An added urgency to release these letters stems from the fact that archival materials have already played such an exceptional role in comprehensively recasting the history of the dismissal. Every one of the revelations which have transformed that history has come about because of research in and public access to archival holdings, and I expect the Palace letters to be no less significant.

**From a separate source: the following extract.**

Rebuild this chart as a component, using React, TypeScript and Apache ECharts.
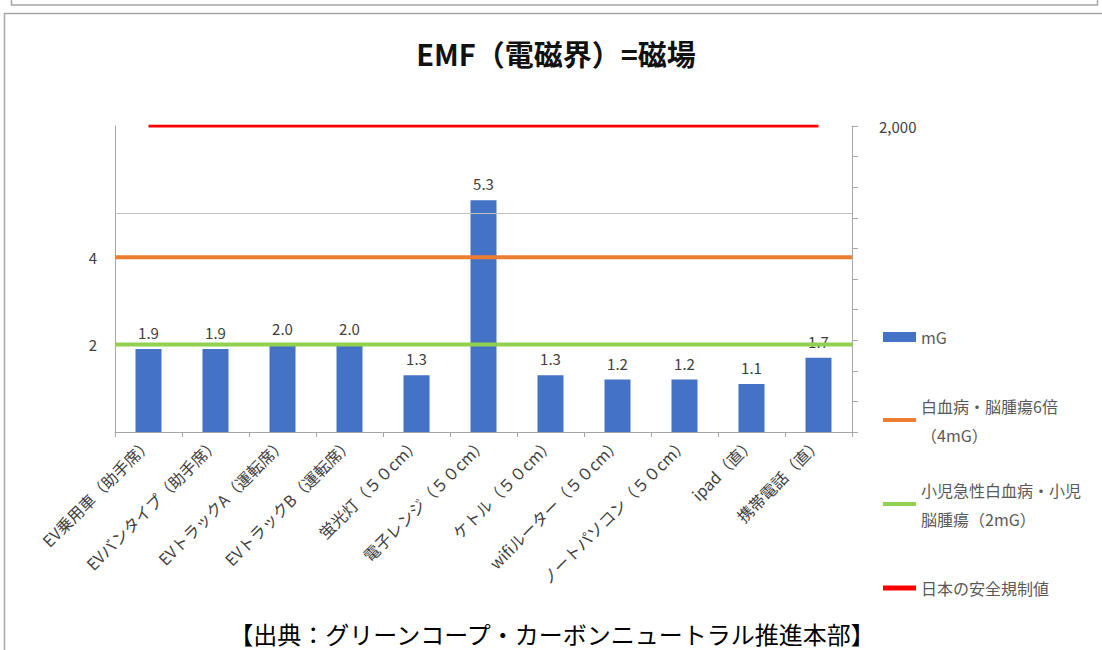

A posthumously released interview by Liberal Senator Reg Withers, architect of the dismissal tactics in the Senate, revealed that the Governor-General had been in secret communication with Opposition leader Fraser weeks before the dismissal and had agreed on the terms by which Kerr would dismiss Whitlam and appoint Fraser as prime minister. The records of the Foreign and Commonwealth Office (FCO) show that from October 1975 the FCO was considering its ‘intervention in Australian domestic politics’ – specifically, its possible intervention in the Australian electoral process over the pending half-Senate election that was constitutionally due at that time and that Whitlam had informed Kerr he would announce on the afternoon of 11 November 1975 in the House of Representatives.[xii]
There is no doubt that the single most important revelation in this unfolding history of the dismissal was the role of then High Court Justice, Sir Anthony Mason. In Gough Whitlam: His Time (MUP, 2012), I revealed Kerr’s detailed record describing months of intrigue, secret meetings and discussions with Mason throughout 1975 ‘fortifying me for the action I was to take’. Mason’s role was more than mere fortification – it was an active one, and even included drafting a letter for Kerr dismissing the government days before this took place.[xiii]
This was a volcanic, astonishing revelation. It unmasked the role played by a sitting High Court Justice, hidden for nearly forty years, and highlighted the secrecy at the heart of the dismissal that had allowed the flawed telling of its history to flourish. When I interviewed Mason, I urged him to speak publicly about his role in the interests of history, which he had always refused to do. His response was short and sharp: ‘I owe history nothing.’ Mason had been appointed Chief Justice by the Hawke Labor government, his involvement in the dismissal of its predecessor completely unknown.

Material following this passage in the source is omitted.